Yotam told Channel 13 later on Sunday that there were roughly four attackers who said they were from Qatar and also chanted “free Gaza” as they beat him.
“There were many, many people and club bouncers watching on the side, but nobody did anything,” Yotam said.
“History is repeating itself in Warsaw, Poland, as Poles stand by and watch, while people who ‘are not from our nation’ are beating Jews until they lose consciousnesses,” his twin Barak wrote in his post.
Polish media is reporting the incident took place on the street outside of the nightclub, which puts the spectators’ inaction in a somewhat different light. I can’t peer into the hearts of the witnesses that night – and neither can the victims of the assault – to see whether anti-Semitism might have indeed motivated the non-intervention. It is safe to say that many passers-by simply might not have been aware of the ethnicity of either the attackers or the attacked and might not have therefore understood the anti-Semitic nature of the attack. The harsh reality is that people are generally not too keen to get involved in group fights where they don’t know the people involved and might not know which side is in the right, if either. Bouncers, in turn, are employed by the venues to keep order inside, not to police the streets. At 4 o’clock in the morning there are few heroes willing to risk getting beaten up for the sake of trying to stop a random street fight. You can, if you choose to, consider that attitude cowardly but you can’t necessarily imply bigoted motivations behind it.

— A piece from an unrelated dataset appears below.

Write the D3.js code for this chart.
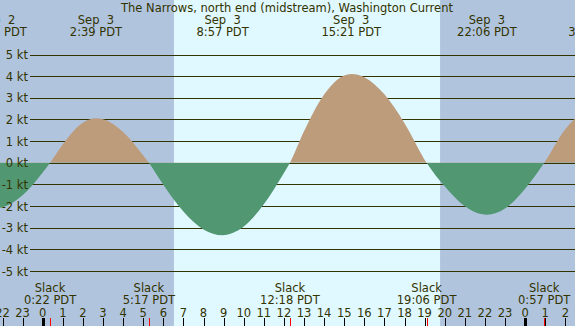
<!DOCTYPE html>
<html><head><meta charset="utf-8">
<script src="https://cdn.jsdelivr.net/npm/d3@7"></script>
<style>html,body{margin:0;padding:0;background:#b0c4de;}svg{display:block;}</style>
</head><body><svg id="c" width="575" height="326"></svg>
<script>
// hourly readings of the current (kt), hours relative to 00:00 Sep 3
const hours = [-3,-2,-1,0,1,2,3,4,5,6,7,8,9,10,11,12,13,14,15,16,17,18,19,20,21,22,23,24,25,26,27];
const current = [-1.95,-2.06,-1.50,-0.45,0.86,1.85,2.01,1.42,0.34,-1.02,-2.25,-3.08,-3.35,-2.95,-1.92,-0.47,1.45,3.15,4.03,3.95,3.16,1.83,0.17,-1.09,-2.01,-2.40,-2.11,-1.20,0.08,1.55,2.35];
// max current events
const maxHours = [-2.27,2.65,8.95,15.35,22.1,27.45];
const maxValues = [-2.1,2.05,-3.35,4.1,-2.4,2.4];
const maxDates = ["Sep  2","Sep  3","Sep  3","Sep  3","Sep  3","Sep  4"];
const maxTimes = ["21:44 PDT","2:39 PDT","8:57 PDT","15:21 PDT","22:06 PDT","3:27 PDT"];
// slack events
const slackHours = [0.367,5.283,12.3,19.1,24.95];
const slackTimes = ["0:22 PDT","5:17 PDT","12:18 PDT","19:06 PDT","0:57 PDT"];
// sun
const sunrise = 6.53, sunset = 19.77;
const ktTicks = [5,4,3,2,1,0,-1,-2,-3,-4,-5];
const hourTicks = d3.range(-2,27);
const title = "The Narrows, north end (midstream), Washington Current";

const W=575,H=326;
const svg=d3.select("#c");
const x=d3.scaleLinear().domain([0,24]).range([42.7,525.1]);
const y=d3.scaleLinear().domain([-5,5]).range([271,54.5]);
const ink="#333300", font="DejaVu Sans";

svg.append("rect").attr("width",W).attr("height",H).attr("fill","#b0c4de");
svg.append("rect").attr("x",x(sunrise)).attr("y",0).attr("width",x(sunset)-x(sunrise)).attr("height",H).attr("fill","#e0f8ff");

// grid lines
svg.append("g").selectAll("line").data(ktTicks).join("line")
  .attr("x1",30).attr("x2",W).attr("y1",d=>Math.round(y(d))+0.5).attr("y2",d=>Math.round(y(d))+0.5)
  .attr("stroke",ink).attr("stroke-width",1);

// merged points: hourly readings plus event points
const pts=[];
hours.forEach((h,i)=>pts.push({h:h,v:current[i],ev:false}));
maxHours.forEach((h,i)=>pts.push({h:h,v:maxValues[i],ev:true}));
slackHours.forEach(h=>pts.push({h:h,v:0,ev:true}));
pts.sort((a,b)=>a.h-b.h);
const data=[];
pts.forEach(p=>{
  const last=data[data.length-1];
  if(last && Math.abs(p.h-last.h)<0.2){ if(p.ev && !last.ev) data[data.length-1]=p; }
  else data.push(p);
});

const area=d3.area().x(d=>x(d.h)).y0(y(0)).y1(d=>y(d.v)).curve(d3.curveMonotoneX);
const defs=svg.append("defs");
defs.append("clipPath").attr("id","up").append("rect").attr("x",0).attr("y",0).attr("width",W).attr("height",y(0));
defs.append("clipPath").attr("id","dn").append("rect").attr("x",0).attr("y",y(0)).attr("width",W).attr("height",H);
svg.append("path").datum(data).attr("d",area).attr("fill","#bd9c7c").attr("clip-path","url(#up)");
svg.append("path").datum(data).attr("d",area).attr("fill","#519772").attr("clip-path","url(#dn)");

// kt labels
svg.append("g").selectAll("text").data(ktTicks).join("text")
  .attr("x",28).attr("y",d=>y(d)+4.5).attr("text-anchor","end")
  .attr("font-family",font).attr("font-size",11.5).attr("fill",ink)
  .text(d=>d+" kt");

// title
svg.append("text").attr("x",287).attr("y",12).attr("text-anchor","middle")
  .attr("font-family",font).attr("font-size",11.5).attr("fill",ink).text(title);

// max labels
const mg=svg.append("g").attr("font-family",font).attr("font-size",11.5).attr("fill",ink).attr("text-anchor","middle");
maxHours.forEach((h,i)=>{
  mg.append("text").attr("x",x(h)).attr("y",24).text(maxDates[i]).style("white-space","pre");
  mg.append("text").attr("x",x(h)).attr("y",36).text(maxTimes[i]);
});
// slack labels
const sg=svg.append("g").attr("font-family",font).attr("font-size",11.5).attr("fill",ink).attr("text-anchor","middle");
slackHours.forEach((h,i)=>{
  sg.append("text").attr("x",x(h)).attr("y",292).text("Slack");
  sg.append("text").attr("x",x(h)).attr("y",304).text(slackTimes[i]);
});

// hour axis
const hg=svg.append("g");
hg.selectAll("text").data(hourTicks).join("text")
  .attr("x",d=>x(d)).attr("y",317).attr("text-anchor","middle")
  .attr("font-family",font).attr("font-size",11.5).attr("fill",ink)
  .text(d=>((d%24)+24)%24);
hg.selectAll("line.h").data(hourTicks).join("line").attr("class","h")
  .attr("x1",d=>Math.round(x(d))+0.5).attr("x2",d=>Math.round(x(d))+0.5)
  .attr("y1",318).attr("y2",H).attr("stroke","#000")
  .attr("stroke-width",d=>(((d%24)+24)%24)===0?3:1);
hg.selectAll("line.s").data(slackHours).join("line").attr("class","s")
  .attr("x1",d=>Math.round(x(d))+0.5).attr("x2",d=>Math.round(x(d))+0.5)
  .attr("y1",318).attr("y2",H).attr("stroke","#ff0000").attr("stroke-width",1);
</script></body></html>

The attack has been, needless to say, widely condemned by the authorities and the police are investigating it as a racially-motivated crime. We can only wish that the attackers and apprehended as soon as possible.
There is no denying that an undercurrent of anti-Semitism exists in contemporary Poland, though arguably it’s less widespread and socially acceptable than at any time over the past couple of centuries. The most common comment I have seen under the Polish news stories can be paraphrased as “if our immigration policies were like those of Western Europe we would be having incidents like this every day.” There is something in that; sometimes the home-grown bigots are enough to deal with.